Exercise requirements: Begin at the line containing "Write the Apache ECharts code for this chart." in the entries below and end at the line containing "var yTicks = [10, 20, 40, 60, 80, 90];"; transcribe that range exactly and nothing outside it.

* START Records supplied *

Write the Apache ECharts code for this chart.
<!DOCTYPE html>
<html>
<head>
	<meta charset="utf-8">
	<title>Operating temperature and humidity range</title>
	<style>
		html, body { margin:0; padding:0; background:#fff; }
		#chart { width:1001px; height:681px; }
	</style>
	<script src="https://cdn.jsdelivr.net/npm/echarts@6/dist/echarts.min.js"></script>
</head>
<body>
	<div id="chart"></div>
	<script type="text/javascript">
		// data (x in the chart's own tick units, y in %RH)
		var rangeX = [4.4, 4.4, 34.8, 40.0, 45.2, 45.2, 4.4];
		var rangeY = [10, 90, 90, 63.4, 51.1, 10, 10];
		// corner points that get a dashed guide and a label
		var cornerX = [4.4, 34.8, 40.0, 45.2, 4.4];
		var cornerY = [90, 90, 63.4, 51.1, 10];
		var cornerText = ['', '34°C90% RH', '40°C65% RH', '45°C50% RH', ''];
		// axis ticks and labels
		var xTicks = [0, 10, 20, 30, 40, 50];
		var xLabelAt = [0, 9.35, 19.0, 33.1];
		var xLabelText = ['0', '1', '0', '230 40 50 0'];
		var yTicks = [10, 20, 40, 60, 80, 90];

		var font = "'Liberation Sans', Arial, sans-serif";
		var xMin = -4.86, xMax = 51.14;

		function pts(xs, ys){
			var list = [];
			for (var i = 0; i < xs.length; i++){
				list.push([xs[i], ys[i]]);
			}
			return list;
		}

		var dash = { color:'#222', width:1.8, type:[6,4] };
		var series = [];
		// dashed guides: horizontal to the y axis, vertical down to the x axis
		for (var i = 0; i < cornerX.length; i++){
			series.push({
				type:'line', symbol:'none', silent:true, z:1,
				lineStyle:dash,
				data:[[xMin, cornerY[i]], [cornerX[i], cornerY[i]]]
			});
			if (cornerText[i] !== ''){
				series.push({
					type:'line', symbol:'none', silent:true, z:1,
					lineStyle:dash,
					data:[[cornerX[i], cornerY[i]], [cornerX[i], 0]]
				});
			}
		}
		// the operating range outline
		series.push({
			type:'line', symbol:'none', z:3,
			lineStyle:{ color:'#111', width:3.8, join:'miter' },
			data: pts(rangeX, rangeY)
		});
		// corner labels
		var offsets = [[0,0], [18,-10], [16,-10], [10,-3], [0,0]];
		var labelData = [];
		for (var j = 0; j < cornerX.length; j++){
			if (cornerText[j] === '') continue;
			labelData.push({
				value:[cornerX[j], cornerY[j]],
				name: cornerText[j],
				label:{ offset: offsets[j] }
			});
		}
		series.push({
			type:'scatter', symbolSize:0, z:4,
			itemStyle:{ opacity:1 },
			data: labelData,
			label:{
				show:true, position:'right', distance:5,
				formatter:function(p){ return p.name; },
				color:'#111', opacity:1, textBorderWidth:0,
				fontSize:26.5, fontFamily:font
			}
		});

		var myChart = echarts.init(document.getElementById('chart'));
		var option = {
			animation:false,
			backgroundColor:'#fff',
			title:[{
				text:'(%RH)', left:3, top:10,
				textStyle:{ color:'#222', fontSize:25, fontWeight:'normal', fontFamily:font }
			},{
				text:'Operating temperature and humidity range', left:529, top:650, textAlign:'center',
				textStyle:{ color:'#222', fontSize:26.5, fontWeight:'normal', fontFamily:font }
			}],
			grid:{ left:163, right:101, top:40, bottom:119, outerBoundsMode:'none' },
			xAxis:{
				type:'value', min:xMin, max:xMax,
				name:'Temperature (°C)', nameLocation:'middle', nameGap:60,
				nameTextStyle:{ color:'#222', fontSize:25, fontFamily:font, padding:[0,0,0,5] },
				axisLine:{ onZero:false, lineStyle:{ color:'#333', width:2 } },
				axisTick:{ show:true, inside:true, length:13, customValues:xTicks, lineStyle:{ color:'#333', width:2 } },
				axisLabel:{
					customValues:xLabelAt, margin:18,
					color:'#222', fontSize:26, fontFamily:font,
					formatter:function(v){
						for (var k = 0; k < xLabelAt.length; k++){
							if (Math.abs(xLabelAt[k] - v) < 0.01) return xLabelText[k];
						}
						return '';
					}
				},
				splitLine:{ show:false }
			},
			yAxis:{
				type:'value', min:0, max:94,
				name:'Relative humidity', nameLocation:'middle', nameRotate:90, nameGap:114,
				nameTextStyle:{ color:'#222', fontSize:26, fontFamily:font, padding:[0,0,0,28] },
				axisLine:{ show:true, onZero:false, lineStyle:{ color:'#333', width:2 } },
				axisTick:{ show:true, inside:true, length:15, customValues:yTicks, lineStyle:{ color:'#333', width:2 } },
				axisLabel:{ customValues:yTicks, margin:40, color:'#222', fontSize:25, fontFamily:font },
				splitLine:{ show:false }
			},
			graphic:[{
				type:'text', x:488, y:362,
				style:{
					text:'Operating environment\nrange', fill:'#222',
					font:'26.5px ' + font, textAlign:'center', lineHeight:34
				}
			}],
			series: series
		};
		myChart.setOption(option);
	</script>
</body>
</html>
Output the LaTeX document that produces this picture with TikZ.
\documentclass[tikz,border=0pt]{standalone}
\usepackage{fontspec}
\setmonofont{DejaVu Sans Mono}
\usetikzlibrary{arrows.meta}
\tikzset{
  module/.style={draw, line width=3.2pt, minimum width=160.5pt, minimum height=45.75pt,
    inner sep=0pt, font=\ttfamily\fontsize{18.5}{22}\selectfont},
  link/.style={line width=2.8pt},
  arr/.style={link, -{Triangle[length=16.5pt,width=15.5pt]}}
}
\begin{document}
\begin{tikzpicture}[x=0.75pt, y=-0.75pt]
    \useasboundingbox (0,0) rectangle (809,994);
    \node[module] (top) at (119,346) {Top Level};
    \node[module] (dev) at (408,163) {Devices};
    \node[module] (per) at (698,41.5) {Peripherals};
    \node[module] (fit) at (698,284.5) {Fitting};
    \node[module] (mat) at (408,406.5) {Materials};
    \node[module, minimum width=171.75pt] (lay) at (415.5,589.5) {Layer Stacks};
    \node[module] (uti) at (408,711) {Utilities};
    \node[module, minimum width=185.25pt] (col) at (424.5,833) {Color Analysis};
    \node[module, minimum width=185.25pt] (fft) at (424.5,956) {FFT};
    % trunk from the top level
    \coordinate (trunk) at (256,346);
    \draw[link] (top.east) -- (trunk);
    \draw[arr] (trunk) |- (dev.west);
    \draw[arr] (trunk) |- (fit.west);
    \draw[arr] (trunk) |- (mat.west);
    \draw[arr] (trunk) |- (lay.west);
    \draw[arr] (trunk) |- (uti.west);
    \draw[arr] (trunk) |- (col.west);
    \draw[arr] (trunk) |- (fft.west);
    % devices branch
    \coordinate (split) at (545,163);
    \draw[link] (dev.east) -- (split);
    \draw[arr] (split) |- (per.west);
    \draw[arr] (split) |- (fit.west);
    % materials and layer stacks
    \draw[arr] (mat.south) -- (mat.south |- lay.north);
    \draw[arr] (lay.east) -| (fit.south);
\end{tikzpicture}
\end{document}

* END Records supplied *
* START Records supplied *

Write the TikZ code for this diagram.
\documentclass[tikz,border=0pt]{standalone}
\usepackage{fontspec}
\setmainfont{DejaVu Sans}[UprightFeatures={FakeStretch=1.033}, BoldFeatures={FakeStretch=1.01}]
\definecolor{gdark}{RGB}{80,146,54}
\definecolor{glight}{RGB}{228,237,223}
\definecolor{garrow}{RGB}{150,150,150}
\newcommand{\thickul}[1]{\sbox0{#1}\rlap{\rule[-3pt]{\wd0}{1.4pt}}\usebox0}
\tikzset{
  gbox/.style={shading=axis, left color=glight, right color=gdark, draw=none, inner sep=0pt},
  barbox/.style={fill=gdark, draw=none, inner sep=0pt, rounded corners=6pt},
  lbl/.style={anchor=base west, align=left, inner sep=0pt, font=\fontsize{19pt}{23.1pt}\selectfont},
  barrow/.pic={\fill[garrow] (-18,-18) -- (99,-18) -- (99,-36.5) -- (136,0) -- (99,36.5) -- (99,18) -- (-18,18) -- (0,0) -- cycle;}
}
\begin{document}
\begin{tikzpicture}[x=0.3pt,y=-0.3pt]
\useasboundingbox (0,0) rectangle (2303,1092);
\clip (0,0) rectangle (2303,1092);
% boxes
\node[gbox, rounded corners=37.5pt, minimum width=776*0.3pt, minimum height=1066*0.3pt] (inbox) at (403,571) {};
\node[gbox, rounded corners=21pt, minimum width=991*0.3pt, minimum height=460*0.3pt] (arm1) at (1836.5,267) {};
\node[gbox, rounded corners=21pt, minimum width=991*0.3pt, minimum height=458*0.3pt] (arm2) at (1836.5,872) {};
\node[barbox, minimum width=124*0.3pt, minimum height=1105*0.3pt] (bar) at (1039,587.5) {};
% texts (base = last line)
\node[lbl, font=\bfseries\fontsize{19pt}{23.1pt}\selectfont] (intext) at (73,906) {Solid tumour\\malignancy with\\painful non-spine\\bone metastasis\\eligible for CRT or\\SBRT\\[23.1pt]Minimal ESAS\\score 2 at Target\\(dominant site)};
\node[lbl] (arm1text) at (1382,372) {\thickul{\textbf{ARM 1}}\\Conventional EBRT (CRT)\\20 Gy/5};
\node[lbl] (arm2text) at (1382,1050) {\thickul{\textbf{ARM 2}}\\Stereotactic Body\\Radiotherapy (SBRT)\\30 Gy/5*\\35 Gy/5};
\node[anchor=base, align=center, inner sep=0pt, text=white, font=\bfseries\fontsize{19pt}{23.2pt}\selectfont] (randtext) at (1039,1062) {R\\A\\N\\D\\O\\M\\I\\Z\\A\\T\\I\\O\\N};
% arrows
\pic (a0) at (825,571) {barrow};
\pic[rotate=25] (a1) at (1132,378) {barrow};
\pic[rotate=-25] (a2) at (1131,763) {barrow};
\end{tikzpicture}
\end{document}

* END Records supplied *
* START Records supplied *

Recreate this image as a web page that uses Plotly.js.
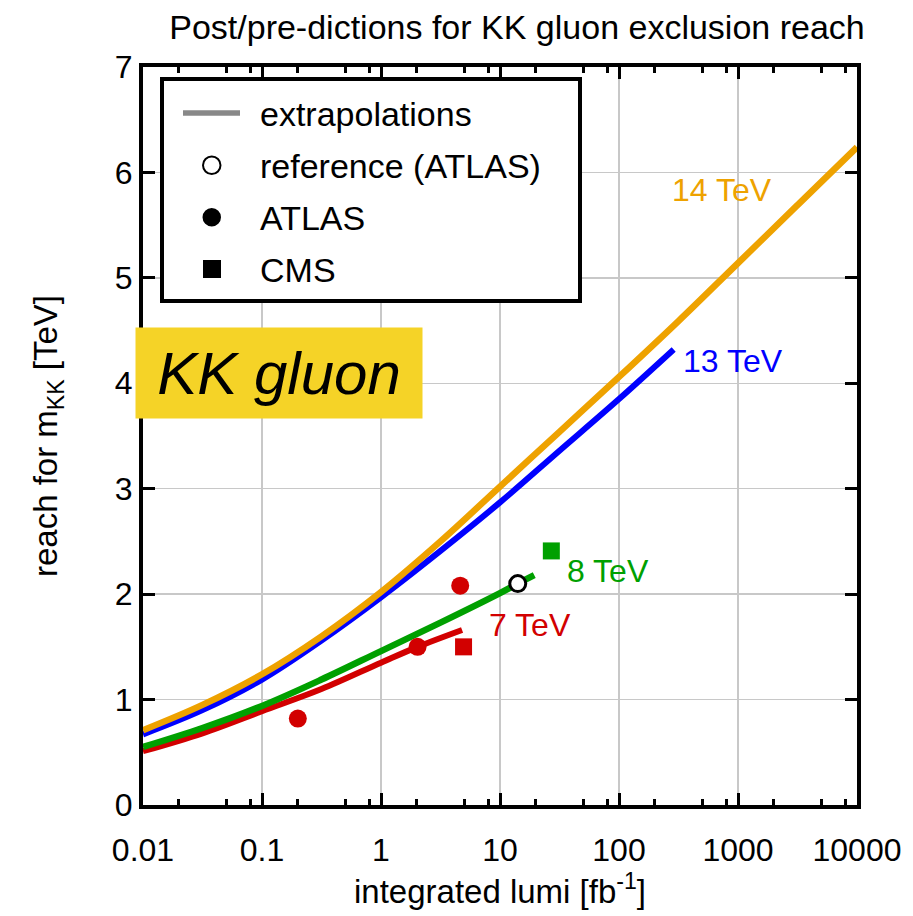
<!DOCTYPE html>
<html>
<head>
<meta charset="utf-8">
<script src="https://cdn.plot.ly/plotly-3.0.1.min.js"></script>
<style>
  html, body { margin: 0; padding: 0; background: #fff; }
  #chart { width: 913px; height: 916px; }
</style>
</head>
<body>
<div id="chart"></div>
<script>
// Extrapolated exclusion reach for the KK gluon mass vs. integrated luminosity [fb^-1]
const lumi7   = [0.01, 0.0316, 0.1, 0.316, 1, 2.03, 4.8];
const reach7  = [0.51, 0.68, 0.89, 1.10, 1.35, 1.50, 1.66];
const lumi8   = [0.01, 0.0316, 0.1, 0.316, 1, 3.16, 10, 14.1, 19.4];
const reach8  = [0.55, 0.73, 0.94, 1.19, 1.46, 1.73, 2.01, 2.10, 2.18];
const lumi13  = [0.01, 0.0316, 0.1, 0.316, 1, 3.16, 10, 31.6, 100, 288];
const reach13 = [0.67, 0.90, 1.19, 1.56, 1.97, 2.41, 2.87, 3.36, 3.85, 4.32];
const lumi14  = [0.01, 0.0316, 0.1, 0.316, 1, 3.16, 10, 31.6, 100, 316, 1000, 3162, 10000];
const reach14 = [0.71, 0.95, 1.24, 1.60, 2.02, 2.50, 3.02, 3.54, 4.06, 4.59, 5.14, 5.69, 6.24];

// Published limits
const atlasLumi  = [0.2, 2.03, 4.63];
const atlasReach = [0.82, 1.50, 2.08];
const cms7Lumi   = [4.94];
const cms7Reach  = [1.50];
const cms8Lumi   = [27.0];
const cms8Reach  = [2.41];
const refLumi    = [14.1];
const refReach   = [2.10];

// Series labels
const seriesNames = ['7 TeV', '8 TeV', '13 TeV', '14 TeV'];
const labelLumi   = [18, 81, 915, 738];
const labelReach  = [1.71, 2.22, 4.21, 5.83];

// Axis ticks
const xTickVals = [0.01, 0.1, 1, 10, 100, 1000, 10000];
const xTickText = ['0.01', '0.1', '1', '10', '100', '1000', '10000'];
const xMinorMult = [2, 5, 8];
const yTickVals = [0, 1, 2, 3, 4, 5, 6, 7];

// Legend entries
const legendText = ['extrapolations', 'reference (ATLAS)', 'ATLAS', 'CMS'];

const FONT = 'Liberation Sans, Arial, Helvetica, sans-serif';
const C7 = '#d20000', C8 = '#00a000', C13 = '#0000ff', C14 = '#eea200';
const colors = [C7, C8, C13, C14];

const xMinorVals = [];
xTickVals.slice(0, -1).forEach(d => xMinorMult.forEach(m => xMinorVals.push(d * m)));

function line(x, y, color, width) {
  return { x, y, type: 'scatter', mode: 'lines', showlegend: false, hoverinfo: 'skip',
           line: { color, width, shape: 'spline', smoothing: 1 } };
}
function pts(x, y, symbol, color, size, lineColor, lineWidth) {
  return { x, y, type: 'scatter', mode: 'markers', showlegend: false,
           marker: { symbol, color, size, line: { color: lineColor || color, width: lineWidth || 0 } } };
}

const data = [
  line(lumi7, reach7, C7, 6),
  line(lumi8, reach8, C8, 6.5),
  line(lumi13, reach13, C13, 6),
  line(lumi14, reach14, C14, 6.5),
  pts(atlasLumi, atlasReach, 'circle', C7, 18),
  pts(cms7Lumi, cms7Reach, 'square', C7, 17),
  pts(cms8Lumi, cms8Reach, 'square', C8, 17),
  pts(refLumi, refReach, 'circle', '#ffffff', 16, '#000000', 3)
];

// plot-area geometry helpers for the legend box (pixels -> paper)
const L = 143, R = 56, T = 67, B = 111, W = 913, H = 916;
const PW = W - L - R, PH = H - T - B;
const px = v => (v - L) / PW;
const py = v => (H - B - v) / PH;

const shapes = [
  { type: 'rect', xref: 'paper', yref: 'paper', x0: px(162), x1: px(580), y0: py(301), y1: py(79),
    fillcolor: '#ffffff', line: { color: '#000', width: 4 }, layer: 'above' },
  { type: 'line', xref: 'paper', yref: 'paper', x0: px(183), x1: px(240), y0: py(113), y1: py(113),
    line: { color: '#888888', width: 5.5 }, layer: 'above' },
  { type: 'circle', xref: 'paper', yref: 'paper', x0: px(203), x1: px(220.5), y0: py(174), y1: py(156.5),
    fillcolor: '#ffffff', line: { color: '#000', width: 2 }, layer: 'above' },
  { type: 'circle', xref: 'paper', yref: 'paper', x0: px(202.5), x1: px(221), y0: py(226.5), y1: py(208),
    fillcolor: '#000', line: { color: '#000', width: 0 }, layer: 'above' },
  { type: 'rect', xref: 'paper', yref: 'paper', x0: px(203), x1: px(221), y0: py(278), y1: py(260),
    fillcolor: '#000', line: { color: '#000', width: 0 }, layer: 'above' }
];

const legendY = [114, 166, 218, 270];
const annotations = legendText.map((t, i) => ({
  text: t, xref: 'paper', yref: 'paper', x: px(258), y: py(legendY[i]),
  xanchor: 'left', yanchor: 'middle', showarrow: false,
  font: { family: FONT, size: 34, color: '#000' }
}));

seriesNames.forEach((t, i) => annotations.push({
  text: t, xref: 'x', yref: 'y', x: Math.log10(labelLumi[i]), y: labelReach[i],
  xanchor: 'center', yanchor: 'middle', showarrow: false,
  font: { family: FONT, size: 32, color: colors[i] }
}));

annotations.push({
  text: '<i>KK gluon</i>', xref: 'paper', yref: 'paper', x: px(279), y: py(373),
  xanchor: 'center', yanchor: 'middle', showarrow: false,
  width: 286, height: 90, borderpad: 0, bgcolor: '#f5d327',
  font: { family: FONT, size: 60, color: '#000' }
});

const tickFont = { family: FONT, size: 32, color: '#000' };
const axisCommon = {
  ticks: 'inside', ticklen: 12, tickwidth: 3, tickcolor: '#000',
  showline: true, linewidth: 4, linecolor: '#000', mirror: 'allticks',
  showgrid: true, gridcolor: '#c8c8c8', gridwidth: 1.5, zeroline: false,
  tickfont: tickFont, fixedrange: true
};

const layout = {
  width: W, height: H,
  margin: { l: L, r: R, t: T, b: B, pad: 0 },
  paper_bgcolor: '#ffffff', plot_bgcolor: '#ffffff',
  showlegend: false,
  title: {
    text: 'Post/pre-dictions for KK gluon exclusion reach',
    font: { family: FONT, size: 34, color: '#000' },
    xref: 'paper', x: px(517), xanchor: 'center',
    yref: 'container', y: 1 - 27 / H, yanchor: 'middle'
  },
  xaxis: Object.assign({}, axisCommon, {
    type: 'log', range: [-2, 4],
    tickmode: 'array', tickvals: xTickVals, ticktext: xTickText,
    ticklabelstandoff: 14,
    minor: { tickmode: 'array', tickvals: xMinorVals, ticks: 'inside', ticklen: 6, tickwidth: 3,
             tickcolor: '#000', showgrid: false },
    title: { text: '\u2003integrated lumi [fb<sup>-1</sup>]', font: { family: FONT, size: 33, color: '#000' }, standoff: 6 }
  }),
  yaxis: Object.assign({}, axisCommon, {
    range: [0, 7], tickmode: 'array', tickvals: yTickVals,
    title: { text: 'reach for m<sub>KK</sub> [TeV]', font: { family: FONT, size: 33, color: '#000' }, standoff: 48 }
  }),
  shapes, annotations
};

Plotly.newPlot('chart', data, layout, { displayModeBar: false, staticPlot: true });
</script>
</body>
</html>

* END Records supplied *

Final result:
Write the Apache ECharts code for this chart.
<!DOCTYPE html>
<html>
<head>
	<meta charset="utf-8">
	<title>Operating temperature and humidity range</title>
	<style>
		html, body { margin:0; padding:0; background:#fff; }
		#chart { width:1001px; height:681px; }
	</style>
	<script src="https://cdn.jsdelivr.net/npm/echarts@6/dist/echarts.min.js"></script>
</head>
<body>
	<div id="chart"></div>
	<script type="text/javascript">
		// data (x in the chart's own tick units, y in %RH)
		var rangeX = [4.4, 4.4, 34.8, 40.0, 45.2, 45.2, 4.4];
		var rangeY = [10, 90, 90, 63.4, 51.1, 10, 10];
		// corner points that get a dashed guide and a label
		var cornerX = [4.4, 34.8, 40.0, 45.2, 4.4];
		var cornerY = [90, 90, 63.4, 51.1, 10];
		var cornerText = ['', '34°C90% RH', '40°C65% RH', '45°C50% RH', ''];
		// axis ticks and labels
		var xTicks = [0, 10, 20, 30, 40, 50];
		var xLabelAt = [0, 9.35, 19.0, 33.1];
		var xLabelText = ['0', '1', '0', '230 40 50 0'];
		var yTicks = [10, 20, 40, 60, 80, 90];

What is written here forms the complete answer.